Para parte da direita e do campo presidencial, um governo que inclua a esquerda radical é um cenário ainda pior do que um da extrema-direita. Éric Ciotti, cuja liderança d’Os Republicanos é contestada pela maioria do partido por ter feito um pacto com o RN, criticou o que apelidou de “aliança da vergonha” que juntou o centro e a esquerda, considerando que Macron “deu o poder à extrema-esquerda numa bandeja de prata”.

E já se ouviam no domingo vozes que pediam uma aliança que afaste os extremos, seja de direita ou de esquerda. “As forças políticas centrais têm uma responsabilidade que não podem descartar”, disse o ex-primeiro-ministro Édouard Philippe, apelando a um “acordo que estabilize a situação política”, mas que “não pode ser construído nem com o RN nem com a LFI”. Também o secretário-geral do partido de Macron, Stéphane Séjourné, defendeu ser óbvio que a NFP “não pode governar a França”, já que “o bloco central republicano moderado continua de pé”.

Attal congratulou-se que “nenhuma maioria absoluta pode ser liderada pelos extremos”, felicitando-se pelo facto de o campo de Macron ter obtido “três vezes mais deputados” do que o previsto nas estimativas iniciais. O resultado dá um novo fôlego ao “macronismo”, que muitos já davam como morto. Mas admitiu que o cenário será complicado. “Sei que, à luz dos resultados desta noite, muitos franceses sentem uma espécie de incerteza quanto ao futuro, uma vez que não surgiu nenhuma maioria absoluta. O nosso país vive uma situação política sem precedentes”, afirmou. “Esta noite começa uma nova era”, insistiu. Serão necessárias negociações complicadas para garantir uma maioria que não deixe a Assembleia Nacional bloqueada. Macron não pode marcar novas eleições antes de passar um ano.

“Avanço histórico”

O líder do RN, Jordan Bardella, lembrou que o partido registou o seu “maior avanço na história”, duplicando o número de deputados, e criticou “os arranjos eleitorais” que “atiraram a França para os braços da extrema-esquerda”. Após a primeira volta, na qual o partido obteve 33% das intenções de voto e ficou à frente em quase 300 círculos eleitorais, entrou em ação a chamada “frente republicana”, com mais de 200 candidatos a desistirem nas corridas a três para não dividir o voto anti-RN e assim favorecer a extrema-direita.
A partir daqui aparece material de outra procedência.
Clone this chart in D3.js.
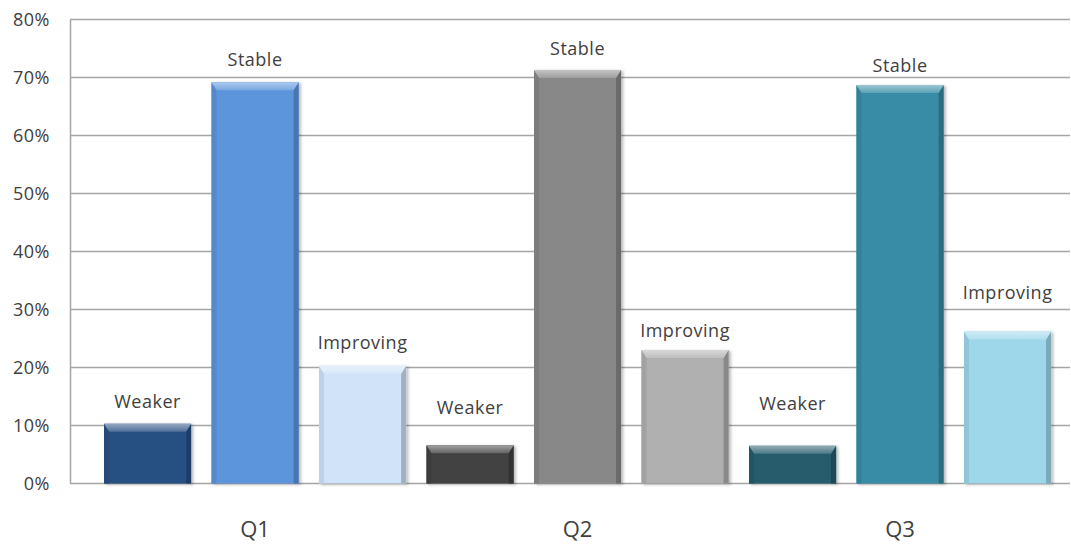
<!DOCTYPE html>
<html>
<head>
<meta charset="utf-8">
<script src="https://cdn.jsdelivr.net/npm/d3@7/dist/d3.min.js"></script>
<style>
  html, body { margin: 0; padding: 0; background: #ffffff; }
  svg { display: block; }
  text { font-family: "Open Sans", "Noto Sans", sans-serif; fill: #404040; }
</style>
</head>
<body>
<svg id="chart" width="1071" height="546"></svg>
<script>
// ---- data ----
const quarters = ["Q1", "Q2", "Q3"];
const outlooks = ["Weaker", "Stable", "Improving"];
const q1Values = [10.3, 69.2, 20.3];
const q2Values = [6.6, 71.3, 23.0];
const q3Values = [6.5, 68.7, 26.2];
const yTicks = [0, 10, 20, 30, 40, 50, 60, 70, 80];

// ---- palette per quarter (Weaker, Stable, Improving) ----
const palette = {
  Q1: ["#284f82", "#5b95dc", "#d0e3f9"],
  Q2: ["#424242", "#888888", "#b0b0b0"],
  Q3: ["#255c6c", "#378ca6", "#9ed7ea"]
};
// vertical gap (px) between each label baseline and its bar top
const labelGap = [16, 16, 17, 31, 15, 13, 36, 13, 33];

const seriesByQuarter = { Q1: q1Values, Q2: q2Values, Q3: q3Values };
const bars = [];
quarters.forEach(q => {
  outlooks.forEach((o, i) => {
    bars.push({ key: q + "-" + o, quarter: q, outlook: o, value: seriesByQuarter[q][i], color: palette[q][i] });
  });
});

// ---- layout ----
const plot = { left: 70, right: 1070, top: 19.5, bottom: 483.5 };

const svg = d3.select("#chart");

const y = d3.scaleLinear().domain([0, 80]).range([plot.bottom, plot.top]);
const x = d3.scaleBand()
  .domain(bars.map(d => d.key))
  .range([93.8, 1061.3])
  .paddingInner(0.19)
  .paddingOuter(0.095);

// drop shadow for bars
const defs = svg.append("defs");
const f = defs.append("filter").attr("id", "barShadow")
  .attr("x", "-20%").attr("y", "-20%").attr("width", "140%").attr("height", "140%");
f.append("feDropShadow").attr("dx", 2).attr("dy", 1).attr("stdDeviation", 1.6)
  .attr("flood-color", "#000").attr("flood-opacity", 0.28);

// top-bevel gradients
bars.forEach((d, i) => {
  const g = defs.append("linearGradient").attr("id", "bev" + i)
    .attr("x1", 0).attr("y1", 0).attr("x2", 0).attr("y2", 1);
  g.append("stop").attr("offset", "0%").attr("stop-color", d3.interpolateRgb(d.color, "#ffffff")(0.5));
  g.append("stop").attr("offset", "100%").attr("stop-color", d3.interpolateRgb(d.color, "#ffffff")(0.18));
});

// ---- gridlines ----
svg.append("g").attr("class", "grid")
  .selectAll("line")
  .data(yTicks)
  .join("line")
  .attr("x1", plot.left)
  .attr("x2", plot.right)
  .attr("y1", d => y(d))
  .attr("y2", d => y(d))
  .attr("stroke", "#a5a5a5")
  .attr("stroke-width", 1.5);

// ---- y axis ----
const yAxis = svg.append("g")
  .attr("transform", `translate(${plot.left},0)`)
  .call(d3.axisLeft(y).tickValues(yTicks).tickSize(0).tickPadding(20).tickFormat(d => d + "%"));
yAxis.select(".domain").attr("stroke", "#a5a5a5").attr("stroke-width", 1.5);
yAxis.selectAll("text")
  .attr("font-size", 18)
  .attr("fill", "#404040")
  .attr("font-family", "\"Open Sans\", sans-serif")
  .attr("letter-spacing", "0.5px");

// ---- bars ----
const bw = x.bandwidth();
const bevTop = 8, bevSide = 5;
const barG = svg.append("g").selectAll("g")
  .data(bars)
  .join("g")
  .attr("filter", "url(#barShadow)");

barG.append("rect")
  .attr("x", d => x(d.key))
  .attr("y", d => y(d.value))
  .attr("width", bw)
  .attr("height", d => y(0) - y(d.value))
  .attr("fill", d => d.color);

// left edge
barG.append("path")
  .attr("d", d => {
    const x0 = x(d.key), y0 = y(d.value), y1 = y(0);
    return `M${x0},${y0}L${x0 + bevSide},${y0 + bevTop}L${x0 + bevSide},${y1}L${x0},${y1}Z`;
  })
  .attr("fill", d => d3.interpolateRgb(d.color, "#000")(0.08));

// right edge
barG.append("path")
  .attr("d", d => {
    const x1 = x(d.key) + bw, y0 = y(d.value), y1 = y(0);
    return `M${x1},${y0}L${x1 - bevSide},${y0 + bevTop}L${x1 - bevSide},${y1}L${x1},${y1}Z`;
  })
  .attr("fill", d => d3.interpolateRgb(d.color, "#000")(0.22));

// top bevel
barG.append("path")
  .attr("d", d => {
    const x0 = x(d.key), x1 = x0 + bw, y0 = y(d.value);
    return `M${x0},${y0}L${x1},${y0}L${x1 - bevSide},${y0 + bevTop}L${x0 + bevSide},${y0 + bevTop}Z`;
  })
  .attr("fill", (d, i) => `url(#bev${i})`);

// ---- bar labels ----
svg.append("g").selectAll("text")
  .data(bars)
  .join("text")
  .attr("x", d => x(d.key) + bw / 2)
  .attr("y", (d, i) => y(d.value) - labelGap[i])
  .attr("text-anchor", "middle")
  .attr("font-size", 18)
  .attr("letter-spacing", "0.5px")
  .text(d => d.outlook);

// ---- quarter labels (centred on each group) ----
svg.append("g").selectAll("text")
  .data(quarters)
  .join("text")
  .attr("x", q => x(q + "-Stable") + bw / 2)
  .attr("y", 537)
  .attr("text-anchor", "middle")
  .attr("font-size", 22)
  .text(q => q);
</script>
</body>
</html>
“Apesar de uma campanha de segunda volta marcada por alianças contranatura, que procuraram de todas as maneiras impedir os franceses de escolher livremente uma política diferente, o RN teve hoje o avanço mais importante de toda a sua história”, reagiu. Para Bardella, “a aliança da desonra e os arranjos eleitorais perigosos negociados por Macron e Attal com as formações de extrema-esquerda impedem os franceses de uma política de recuperação nacional”. E coloca o RN como “a única alternativa perante o partido único”.
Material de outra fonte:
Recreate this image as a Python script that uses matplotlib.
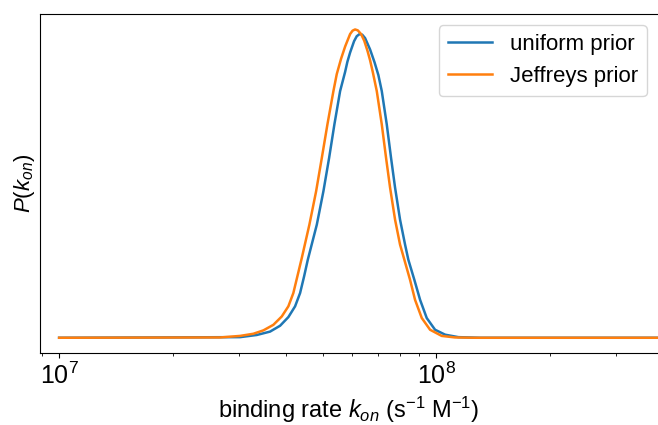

A antiga líder do partido Marine Le Pen, que espera ser candidata às presidenciais em 2027 (após três candidaturas e duas derrotas para Macron), não se mostrou derrotada após serem conhecidas as projeções. Mesmo se, na campanha para a segunda volta, disse acreditar que uma maioria absoluta era possível. “Tenho demasiada experiência para ficar desiludida com um resultado em que duplicamos o número de deputados. A maré continua a subir. A vitória só foi adiada”, afirmou à TFI.

Participação recorde

Segundo as estimativas das empresas de sondagem, a participação deverá ser superior a 67% (pode mesmo ser 67,5%), acima da primeira volta (66,7%). São mais de 20 pontos percentuais do que nas legislativas de 2022 e quase 25 pontos a mais do que nas de 2017. É a participação mais elevada desde as eleições antecipadas de 1997.

As sondagens à boca das urnas foram recebidas em festa pelos apoiantes da esquerda, com milhares de pessoas a encherem a Praça da República, em Paris. Ao final da noite, já havia confrontos com a polícia. Noutras cidades, como Rennes, Nantes ou Lyon, a tensão também chegou às ruas. Após uma campanha marcada por meia centena de agressões contra candidatos e as suas equipas, o governo francês destacou 30 mil polícias para garantir a segurança no dia das eleições, dos quais cinco mil só em Paris.